DATA LINES -
┌────────
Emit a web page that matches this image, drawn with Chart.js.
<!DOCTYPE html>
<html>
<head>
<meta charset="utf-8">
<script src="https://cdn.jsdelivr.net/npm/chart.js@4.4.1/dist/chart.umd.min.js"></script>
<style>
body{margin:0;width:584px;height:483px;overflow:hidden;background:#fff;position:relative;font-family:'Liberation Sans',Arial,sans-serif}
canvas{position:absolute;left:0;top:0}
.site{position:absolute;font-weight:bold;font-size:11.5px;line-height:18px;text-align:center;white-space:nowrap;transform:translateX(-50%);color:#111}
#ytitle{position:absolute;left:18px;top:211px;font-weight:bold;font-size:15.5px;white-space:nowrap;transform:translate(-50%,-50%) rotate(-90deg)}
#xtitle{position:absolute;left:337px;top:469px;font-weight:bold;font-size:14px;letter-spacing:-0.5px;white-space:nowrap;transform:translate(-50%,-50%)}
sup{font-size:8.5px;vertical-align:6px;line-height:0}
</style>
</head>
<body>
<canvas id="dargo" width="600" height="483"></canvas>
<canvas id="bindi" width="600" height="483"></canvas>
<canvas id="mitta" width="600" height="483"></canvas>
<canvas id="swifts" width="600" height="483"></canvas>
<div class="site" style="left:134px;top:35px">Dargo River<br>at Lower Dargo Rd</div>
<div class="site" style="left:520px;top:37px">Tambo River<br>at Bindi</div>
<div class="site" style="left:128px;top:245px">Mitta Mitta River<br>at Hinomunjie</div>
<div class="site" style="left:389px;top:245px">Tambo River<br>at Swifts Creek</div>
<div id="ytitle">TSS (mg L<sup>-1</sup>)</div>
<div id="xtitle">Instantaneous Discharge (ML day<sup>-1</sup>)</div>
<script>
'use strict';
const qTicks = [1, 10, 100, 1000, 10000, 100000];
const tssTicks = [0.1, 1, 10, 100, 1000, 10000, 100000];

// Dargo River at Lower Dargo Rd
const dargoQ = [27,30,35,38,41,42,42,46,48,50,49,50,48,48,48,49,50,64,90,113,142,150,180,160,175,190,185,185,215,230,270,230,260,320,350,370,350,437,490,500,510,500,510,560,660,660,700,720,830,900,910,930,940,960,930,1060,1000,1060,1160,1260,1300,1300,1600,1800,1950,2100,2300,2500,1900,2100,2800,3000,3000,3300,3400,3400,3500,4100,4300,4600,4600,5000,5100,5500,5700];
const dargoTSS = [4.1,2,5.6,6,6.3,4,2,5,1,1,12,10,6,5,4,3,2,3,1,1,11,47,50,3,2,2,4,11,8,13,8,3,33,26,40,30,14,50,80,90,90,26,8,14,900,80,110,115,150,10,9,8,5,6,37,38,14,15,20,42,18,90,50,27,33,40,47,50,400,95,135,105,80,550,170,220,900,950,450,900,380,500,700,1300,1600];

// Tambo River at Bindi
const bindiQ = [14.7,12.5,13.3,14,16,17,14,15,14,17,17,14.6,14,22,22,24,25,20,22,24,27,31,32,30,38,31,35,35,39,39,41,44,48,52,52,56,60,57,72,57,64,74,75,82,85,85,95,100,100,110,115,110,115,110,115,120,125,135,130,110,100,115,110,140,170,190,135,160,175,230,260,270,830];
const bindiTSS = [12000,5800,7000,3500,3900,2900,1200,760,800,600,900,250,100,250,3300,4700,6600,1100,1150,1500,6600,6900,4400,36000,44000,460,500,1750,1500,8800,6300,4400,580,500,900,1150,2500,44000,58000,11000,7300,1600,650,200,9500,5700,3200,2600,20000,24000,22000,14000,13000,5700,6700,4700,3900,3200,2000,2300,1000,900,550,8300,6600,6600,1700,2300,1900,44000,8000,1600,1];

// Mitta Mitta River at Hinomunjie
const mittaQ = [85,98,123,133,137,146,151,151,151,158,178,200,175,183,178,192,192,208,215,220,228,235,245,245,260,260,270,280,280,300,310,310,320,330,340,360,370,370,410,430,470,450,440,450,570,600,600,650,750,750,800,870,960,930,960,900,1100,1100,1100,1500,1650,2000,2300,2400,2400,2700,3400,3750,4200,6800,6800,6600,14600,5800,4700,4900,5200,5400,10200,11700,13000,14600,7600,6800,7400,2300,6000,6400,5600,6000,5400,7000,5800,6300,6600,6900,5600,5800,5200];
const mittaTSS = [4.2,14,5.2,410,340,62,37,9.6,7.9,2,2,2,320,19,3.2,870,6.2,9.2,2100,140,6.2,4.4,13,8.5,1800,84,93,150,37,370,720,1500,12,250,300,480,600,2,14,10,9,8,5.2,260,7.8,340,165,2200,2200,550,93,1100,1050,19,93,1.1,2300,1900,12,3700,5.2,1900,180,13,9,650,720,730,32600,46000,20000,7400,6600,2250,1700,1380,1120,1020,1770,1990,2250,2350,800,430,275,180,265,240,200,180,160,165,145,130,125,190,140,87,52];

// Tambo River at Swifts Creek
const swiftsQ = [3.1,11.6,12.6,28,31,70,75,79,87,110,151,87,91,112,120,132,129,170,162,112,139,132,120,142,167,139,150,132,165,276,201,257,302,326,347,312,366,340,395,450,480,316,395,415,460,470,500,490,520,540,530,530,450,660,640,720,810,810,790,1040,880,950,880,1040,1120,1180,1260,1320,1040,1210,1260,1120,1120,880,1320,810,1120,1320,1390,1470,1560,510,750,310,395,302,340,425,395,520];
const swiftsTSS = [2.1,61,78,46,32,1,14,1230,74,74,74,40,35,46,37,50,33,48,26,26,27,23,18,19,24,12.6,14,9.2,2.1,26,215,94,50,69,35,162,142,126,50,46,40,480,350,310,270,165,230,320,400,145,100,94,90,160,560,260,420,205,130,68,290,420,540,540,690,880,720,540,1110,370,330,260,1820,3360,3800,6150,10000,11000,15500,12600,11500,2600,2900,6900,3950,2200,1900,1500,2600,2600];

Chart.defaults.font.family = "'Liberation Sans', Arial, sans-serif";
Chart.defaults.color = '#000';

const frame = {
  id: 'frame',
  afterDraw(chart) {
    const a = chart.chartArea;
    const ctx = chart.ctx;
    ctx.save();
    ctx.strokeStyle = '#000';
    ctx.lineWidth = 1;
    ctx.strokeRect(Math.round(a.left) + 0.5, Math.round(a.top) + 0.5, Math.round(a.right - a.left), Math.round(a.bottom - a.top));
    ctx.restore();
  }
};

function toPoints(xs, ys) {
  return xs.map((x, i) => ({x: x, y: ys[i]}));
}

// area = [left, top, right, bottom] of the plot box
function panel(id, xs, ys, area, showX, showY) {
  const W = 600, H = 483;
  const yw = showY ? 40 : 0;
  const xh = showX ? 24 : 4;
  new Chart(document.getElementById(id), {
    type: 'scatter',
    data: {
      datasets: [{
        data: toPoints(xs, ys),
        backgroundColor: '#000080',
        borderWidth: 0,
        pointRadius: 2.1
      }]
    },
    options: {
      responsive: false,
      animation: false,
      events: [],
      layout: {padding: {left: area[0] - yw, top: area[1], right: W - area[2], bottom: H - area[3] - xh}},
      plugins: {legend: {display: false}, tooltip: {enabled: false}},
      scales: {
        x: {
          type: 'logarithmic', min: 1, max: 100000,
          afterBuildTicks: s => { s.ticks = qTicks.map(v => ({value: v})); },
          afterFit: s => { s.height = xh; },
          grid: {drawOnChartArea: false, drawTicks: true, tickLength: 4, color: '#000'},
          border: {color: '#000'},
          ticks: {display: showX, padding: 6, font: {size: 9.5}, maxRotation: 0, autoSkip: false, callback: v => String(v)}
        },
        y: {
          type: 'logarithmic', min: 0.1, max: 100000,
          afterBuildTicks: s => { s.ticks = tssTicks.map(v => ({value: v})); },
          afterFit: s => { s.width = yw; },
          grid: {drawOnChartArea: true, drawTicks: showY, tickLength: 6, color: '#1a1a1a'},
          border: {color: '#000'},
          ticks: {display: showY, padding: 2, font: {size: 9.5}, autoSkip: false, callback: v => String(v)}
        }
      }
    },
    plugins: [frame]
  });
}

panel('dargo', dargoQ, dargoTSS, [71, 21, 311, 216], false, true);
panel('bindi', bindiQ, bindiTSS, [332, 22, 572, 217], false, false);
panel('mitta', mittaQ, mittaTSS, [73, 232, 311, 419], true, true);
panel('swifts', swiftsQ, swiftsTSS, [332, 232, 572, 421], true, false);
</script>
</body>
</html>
└────────
┌────────
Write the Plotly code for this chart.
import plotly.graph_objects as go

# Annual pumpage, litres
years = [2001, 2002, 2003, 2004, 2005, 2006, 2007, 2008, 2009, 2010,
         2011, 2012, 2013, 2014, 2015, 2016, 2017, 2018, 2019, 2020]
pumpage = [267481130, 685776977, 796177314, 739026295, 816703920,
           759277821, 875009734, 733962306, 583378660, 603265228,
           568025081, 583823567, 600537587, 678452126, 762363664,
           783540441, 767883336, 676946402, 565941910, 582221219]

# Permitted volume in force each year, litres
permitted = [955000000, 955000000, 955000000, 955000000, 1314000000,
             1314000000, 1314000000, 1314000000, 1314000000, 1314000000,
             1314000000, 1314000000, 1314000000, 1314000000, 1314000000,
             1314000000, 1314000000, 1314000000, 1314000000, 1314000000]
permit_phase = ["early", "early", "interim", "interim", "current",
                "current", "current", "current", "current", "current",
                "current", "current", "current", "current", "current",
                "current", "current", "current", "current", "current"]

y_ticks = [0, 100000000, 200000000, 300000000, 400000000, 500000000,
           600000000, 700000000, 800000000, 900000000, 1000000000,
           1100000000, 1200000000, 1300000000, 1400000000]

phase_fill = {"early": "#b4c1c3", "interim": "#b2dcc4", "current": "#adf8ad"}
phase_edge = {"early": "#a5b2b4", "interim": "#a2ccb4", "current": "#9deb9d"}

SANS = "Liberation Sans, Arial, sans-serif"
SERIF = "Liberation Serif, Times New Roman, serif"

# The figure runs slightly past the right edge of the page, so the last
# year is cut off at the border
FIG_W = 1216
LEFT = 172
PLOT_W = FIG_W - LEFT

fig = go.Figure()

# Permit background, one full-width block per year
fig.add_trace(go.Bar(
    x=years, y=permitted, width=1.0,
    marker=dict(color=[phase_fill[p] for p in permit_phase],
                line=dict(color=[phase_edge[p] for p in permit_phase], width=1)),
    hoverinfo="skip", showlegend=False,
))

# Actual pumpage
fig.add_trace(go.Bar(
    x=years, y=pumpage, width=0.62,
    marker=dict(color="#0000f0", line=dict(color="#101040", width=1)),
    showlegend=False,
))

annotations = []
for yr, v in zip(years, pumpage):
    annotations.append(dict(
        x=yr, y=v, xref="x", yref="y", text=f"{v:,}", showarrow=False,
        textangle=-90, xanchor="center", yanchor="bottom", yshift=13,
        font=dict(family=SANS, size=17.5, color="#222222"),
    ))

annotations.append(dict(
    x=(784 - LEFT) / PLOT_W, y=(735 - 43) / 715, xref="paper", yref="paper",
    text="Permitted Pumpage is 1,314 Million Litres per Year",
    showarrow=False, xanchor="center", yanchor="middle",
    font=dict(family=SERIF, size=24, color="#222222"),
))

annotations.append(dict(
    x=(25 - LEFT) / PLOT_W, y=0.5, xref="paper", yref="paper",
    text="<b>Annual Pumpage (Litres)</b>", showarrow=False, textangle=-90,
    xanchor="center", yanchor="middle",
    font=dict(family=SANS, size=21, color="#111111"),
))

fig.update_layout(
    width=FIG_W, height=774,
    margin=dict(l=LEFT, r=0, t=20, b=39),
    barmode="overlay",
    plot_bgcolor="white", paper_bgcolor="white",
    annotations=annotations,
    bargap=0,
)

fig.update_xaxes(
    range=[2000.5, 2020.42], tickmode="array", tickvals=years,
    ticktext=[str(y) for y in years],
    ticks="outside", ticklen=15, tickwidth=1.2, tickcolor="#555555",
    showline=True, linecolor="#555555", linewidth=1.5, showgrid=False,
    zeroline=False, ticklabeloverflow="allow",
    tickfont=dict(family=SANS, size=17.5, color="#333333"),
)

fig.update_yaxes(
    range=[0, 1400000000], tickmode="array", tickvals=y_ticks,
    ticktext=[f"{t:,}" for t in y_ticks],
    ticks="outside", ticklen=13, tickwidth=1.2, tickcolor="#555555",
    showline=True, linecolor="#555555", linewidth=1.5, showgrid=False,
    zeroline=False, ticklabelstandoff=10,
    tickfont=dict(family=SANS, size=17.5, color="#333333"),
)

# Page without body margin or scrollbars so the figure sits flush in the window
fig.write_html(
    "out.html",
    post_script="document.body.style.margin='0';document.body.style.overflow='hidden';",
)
└────────
┌────────
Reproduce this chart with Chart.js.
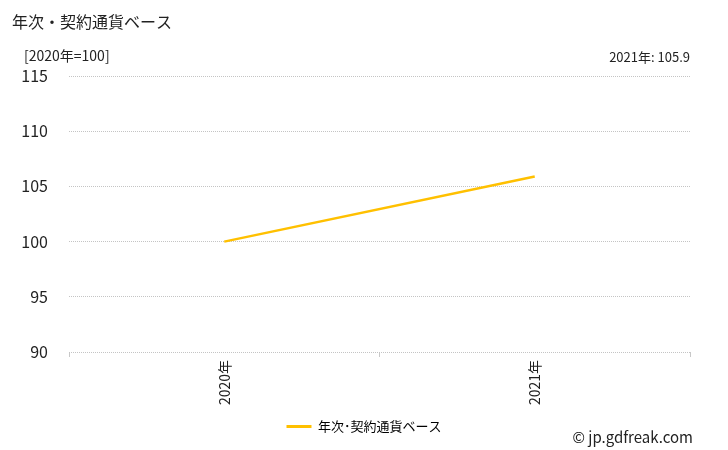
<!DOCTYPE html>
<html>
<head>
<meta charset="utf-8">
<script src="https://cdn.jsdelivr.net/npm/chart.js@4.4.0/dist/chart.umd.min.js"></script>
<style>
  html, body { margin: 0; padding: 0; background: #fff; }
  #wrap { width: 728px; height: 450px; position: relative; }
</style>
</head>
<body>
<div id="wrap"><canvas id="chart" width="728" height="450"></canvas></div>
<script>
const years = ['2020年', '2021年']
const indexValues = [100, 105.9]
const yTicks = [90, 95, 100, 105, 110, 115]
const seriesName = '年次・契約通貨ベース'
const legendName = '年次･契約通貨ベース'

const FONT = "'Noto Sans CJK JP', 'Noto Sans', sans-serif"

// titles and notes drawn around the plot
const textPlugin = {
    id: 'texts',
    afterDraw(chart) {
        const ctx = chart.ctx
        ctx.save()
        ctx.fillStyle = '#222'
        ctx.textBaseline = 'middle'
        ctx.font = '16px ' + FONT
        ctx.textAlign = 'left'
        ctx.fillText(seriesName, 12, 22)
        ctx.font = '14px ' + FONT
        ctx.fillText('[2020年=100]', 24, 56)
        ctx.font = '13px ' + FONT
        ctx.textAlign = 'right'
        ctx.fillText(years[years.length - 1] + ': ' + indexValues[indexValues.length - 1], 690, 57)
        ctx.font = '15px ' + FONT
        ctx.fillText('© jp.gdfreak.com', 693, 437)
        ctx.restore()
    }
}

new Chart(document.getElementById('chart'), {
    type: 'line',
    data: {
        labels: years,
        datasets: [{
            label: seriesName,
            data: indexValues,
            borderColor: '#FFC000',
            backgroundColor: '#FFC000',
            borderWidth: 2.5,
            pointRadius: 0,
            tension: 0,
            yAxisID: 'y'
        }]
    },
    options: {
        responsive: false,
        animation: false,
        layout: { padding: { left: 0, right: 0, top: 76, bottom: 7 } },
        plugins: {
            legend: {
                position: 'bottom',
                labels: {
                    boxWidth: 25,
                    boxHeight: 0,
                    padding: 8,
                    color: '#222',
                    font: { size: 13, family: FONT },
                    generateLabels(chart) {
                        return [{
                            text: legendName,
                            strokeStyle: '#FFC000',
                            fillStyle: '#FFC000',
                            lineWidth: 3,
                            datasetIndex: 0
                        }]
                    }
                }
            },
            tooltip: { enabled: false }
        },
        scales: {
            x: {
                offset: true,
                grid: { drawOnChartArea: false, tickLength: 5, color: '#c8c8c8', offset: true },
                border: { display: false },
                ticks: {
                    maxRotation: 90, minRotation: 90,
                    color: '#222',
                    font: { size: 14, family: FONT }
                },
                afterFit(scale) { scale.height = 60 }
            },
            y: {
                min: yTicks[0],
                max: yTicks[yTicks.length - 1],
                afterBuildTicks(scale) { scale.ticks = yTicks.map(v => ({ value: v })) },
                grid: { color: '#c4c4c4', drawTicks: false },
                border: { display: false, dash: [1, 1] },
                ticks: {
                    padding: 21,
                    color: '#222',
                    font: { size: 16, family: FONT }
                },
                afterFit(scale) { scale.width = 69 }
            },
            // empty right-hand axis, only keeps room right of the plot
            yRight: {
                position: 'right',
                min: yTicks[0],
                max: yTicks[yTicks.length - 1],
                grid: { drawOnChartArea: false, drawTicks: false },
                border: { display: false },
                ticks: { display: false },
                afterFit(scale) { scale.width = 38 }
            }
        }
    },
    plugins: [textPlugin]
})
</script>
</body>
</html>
└────────
Show, from the listing above, each line that contains the word "drawn".

THE SOLUTION -
Emit a web page that matches this image, drawn with Chart.js.
// titles and notes drawn around the plot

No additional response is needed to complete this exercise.